Output the full listing below exactly as it reads, and skip anything that is a picture.
----------
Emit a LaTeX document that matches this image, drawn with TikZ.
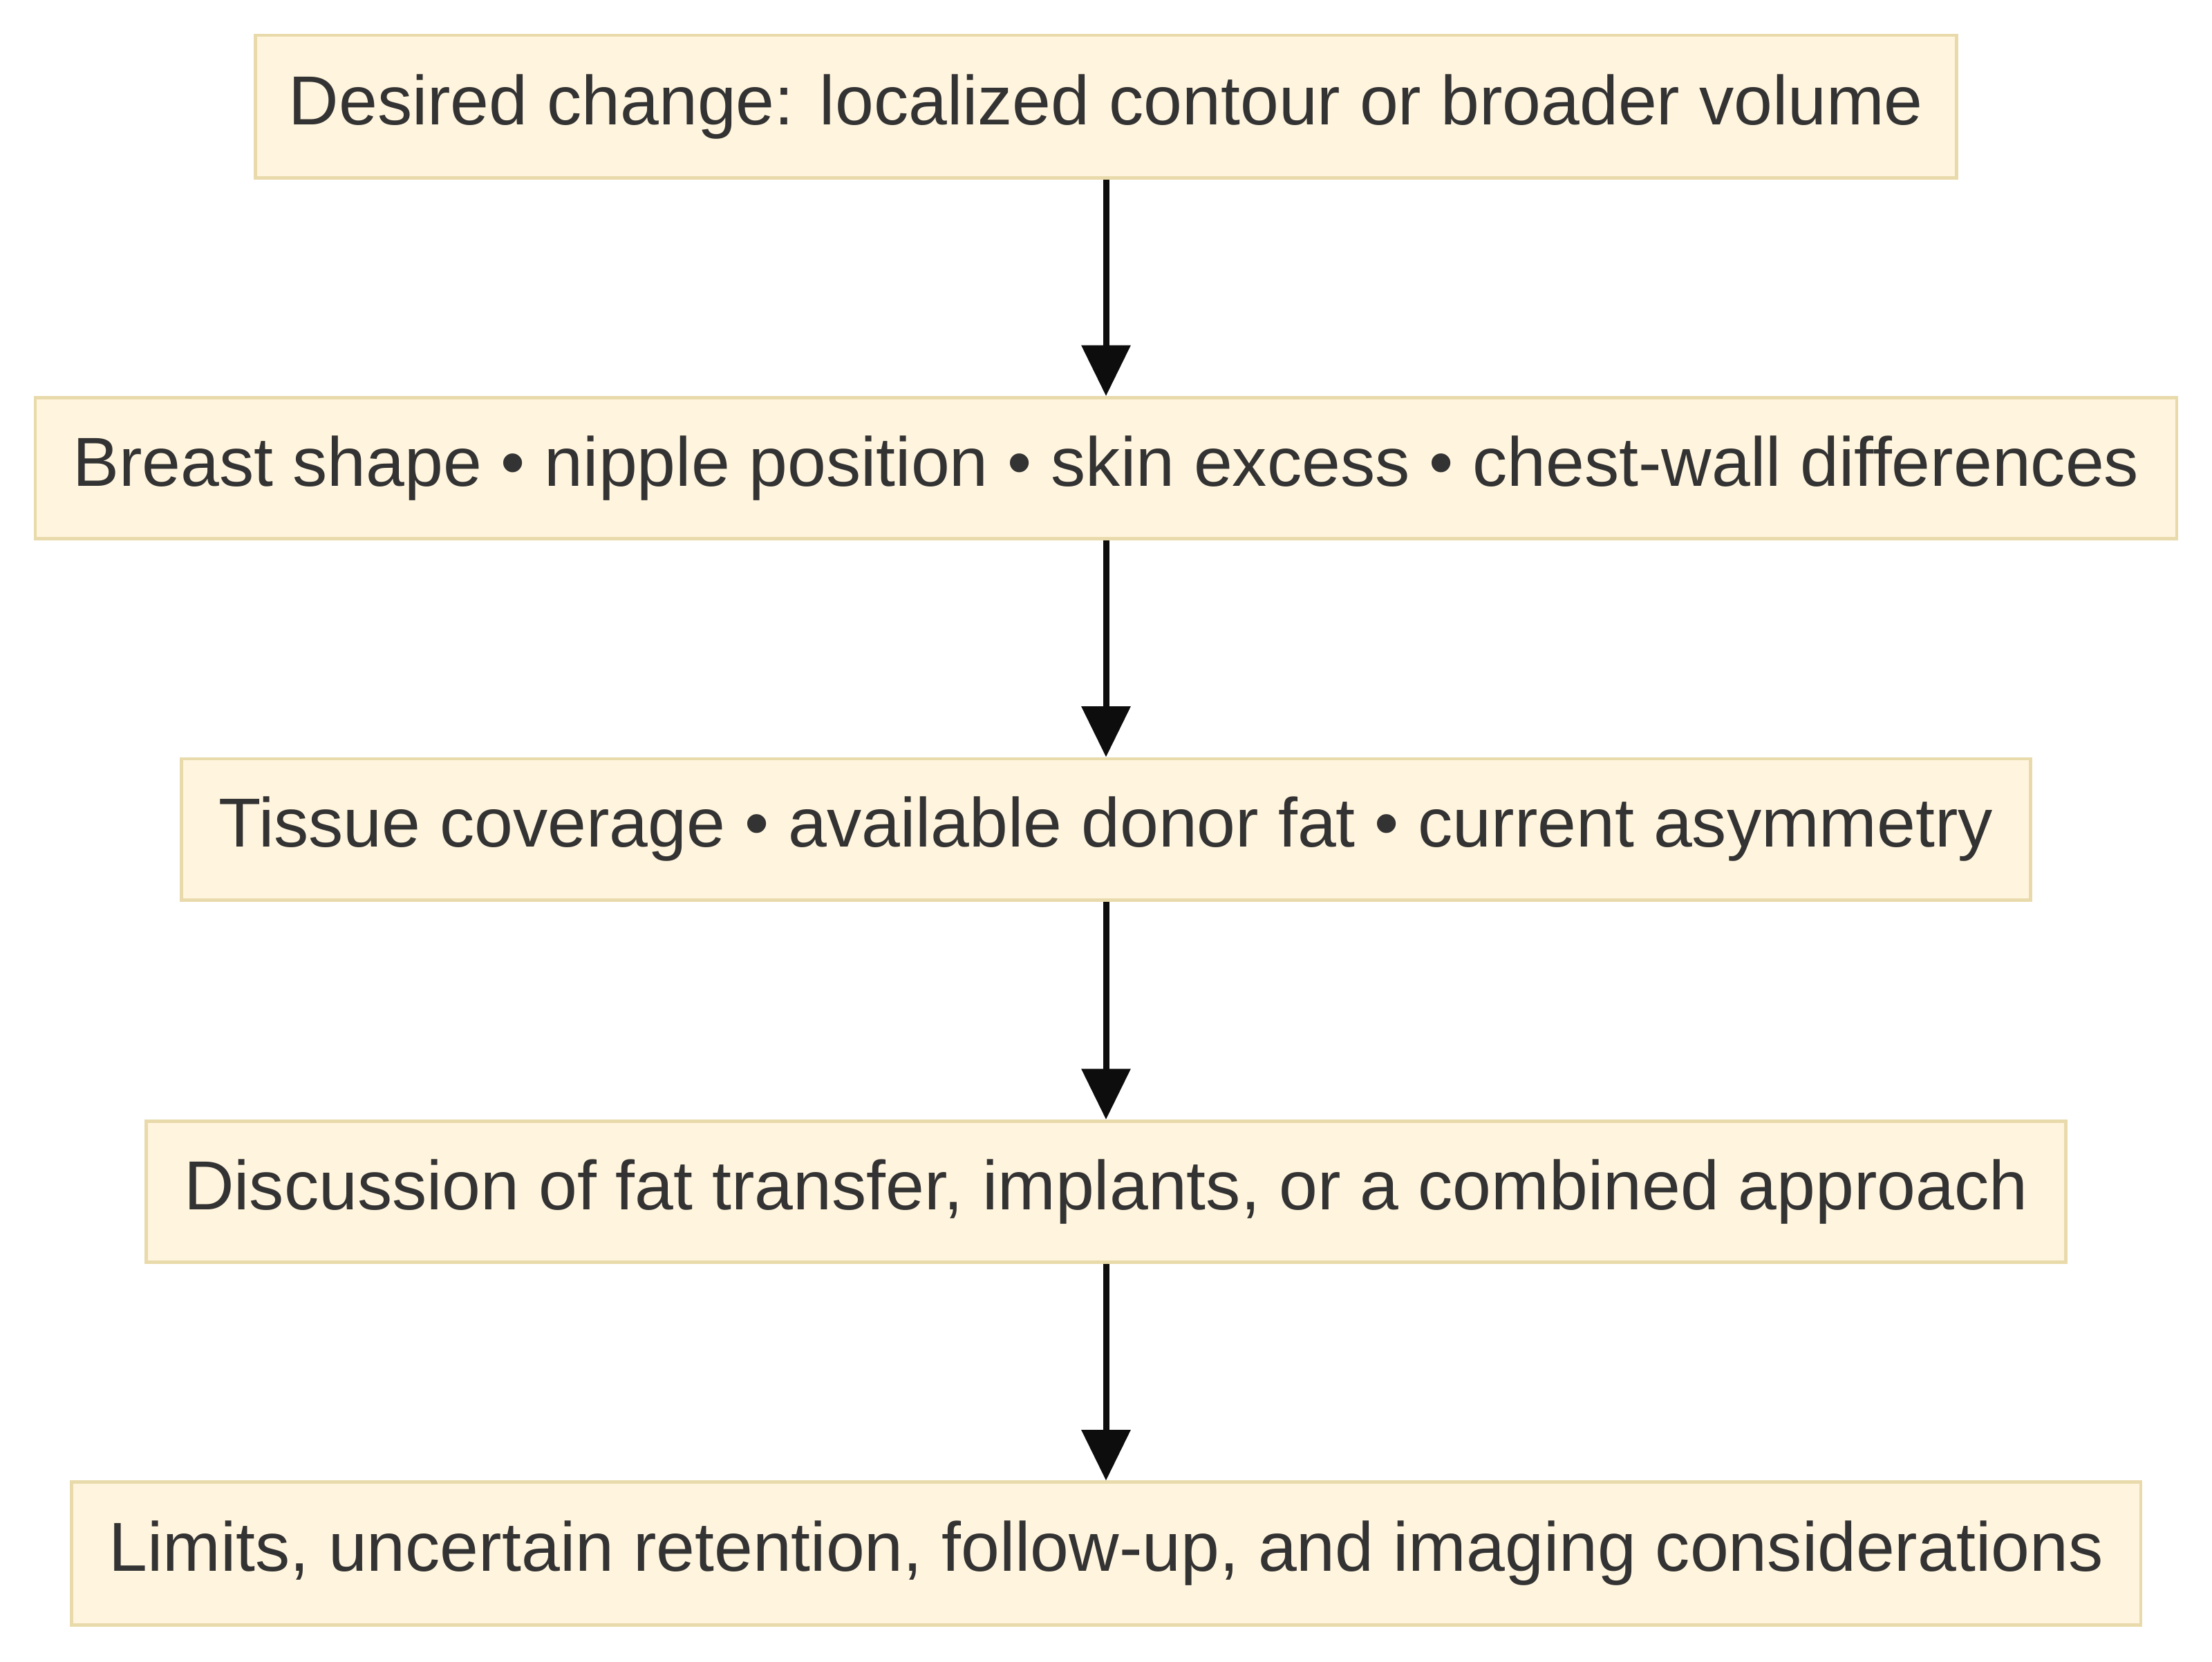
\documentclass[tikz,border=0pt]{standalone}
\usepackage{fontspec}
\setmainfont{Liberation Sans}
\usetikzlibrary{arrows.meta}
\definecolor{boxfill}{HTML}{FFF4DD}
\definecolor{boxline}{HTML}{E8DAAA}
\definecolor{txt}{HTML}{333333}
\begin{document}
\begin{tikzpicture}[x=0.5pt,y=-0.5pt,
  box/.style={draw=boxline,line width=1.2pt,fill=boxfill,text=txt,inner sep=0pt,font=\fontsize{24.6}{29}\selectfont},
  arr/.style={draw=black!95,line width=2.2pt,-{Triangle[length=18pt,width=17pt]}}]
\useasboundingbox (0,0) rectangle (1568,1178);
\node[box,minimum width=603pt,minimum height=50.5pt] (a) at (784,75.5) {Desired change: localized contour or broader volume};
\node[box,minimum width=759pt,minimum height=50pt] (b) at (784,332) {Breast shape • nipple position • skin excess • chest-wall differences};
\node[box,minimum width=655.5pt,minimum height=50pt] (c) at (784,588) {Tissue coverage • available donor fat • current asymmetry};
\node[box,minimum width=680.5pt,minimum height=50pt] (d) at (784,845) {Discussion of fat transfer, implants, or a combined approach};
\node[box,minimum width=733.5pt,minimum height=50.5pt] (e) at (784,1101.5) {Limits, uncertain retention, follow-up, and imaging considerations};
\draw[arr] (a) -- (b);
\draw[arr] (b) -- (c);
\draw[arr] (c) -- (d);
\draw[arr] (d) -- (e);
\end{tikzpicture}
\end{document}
----------
◆ TASK SOLUTION ◆
Emit a LaTeX document that matches this image, drawn with TikZ.
\documentclass[tikz,border=0pt]{standalone}
\usepackage{fontspec}
\setmainfont{Liberation Sans}
\usetikzlibrary{arrows.meta}
\definecolor{boxfill}{HTML}{FFF4DD}
\definecolor{boxline}{HTML}{E8DAAA}
\definecolor{txt}{HTML}{333333}
\begin{document}
\begin{tikzpicture}[x=0.5pt,y=-0.5pt,
  box/.style={draw=boxline,line width=1.2pt,fill=boxfill,text=txt,inner sep=0pt,font=\fontsize{24.6}{29}\selectfont},
  arr/.style={draw=black!95,line width=2.2pt,-{Triangle[length=18pt,width=17pt]}}]
\useasboundingbox (0,0) rectangle (1568,1178);
\node[box,minimum width=603pt,minimum height=50.5pt] (a) at (784,75.5) {Desired change: localized contour or broader volume};
\node[box,minimum width=759pt,minimum height=50pt] (b) at (784,332) {Breast shape • nipple position • skin excess • chest-wall differences};
\node[box,minimum width=655.5pt,minimum height=50pt] (c) at (784,588) {Tissue coverage • available donor fat • current asymmetry};
\node[box,minimum width=680.5pt,minimum height=50pt] (d) at (784,845) {Discussion of fat transfer, implants, or a combined approach};
\node[box,minimum width=733.5pt,minimum height=50.5pt] (e) at (784,1101.5) {Limits, uncertain retention, follow-up, and imaging considerations};
\draw[arr] (a) -- (b);
\draw[arr] (b) -- (c);
\draw[arr] (c) -- (d);
\draw[arr] (d) -- (e);
\end{tikzpicture}
\end{document}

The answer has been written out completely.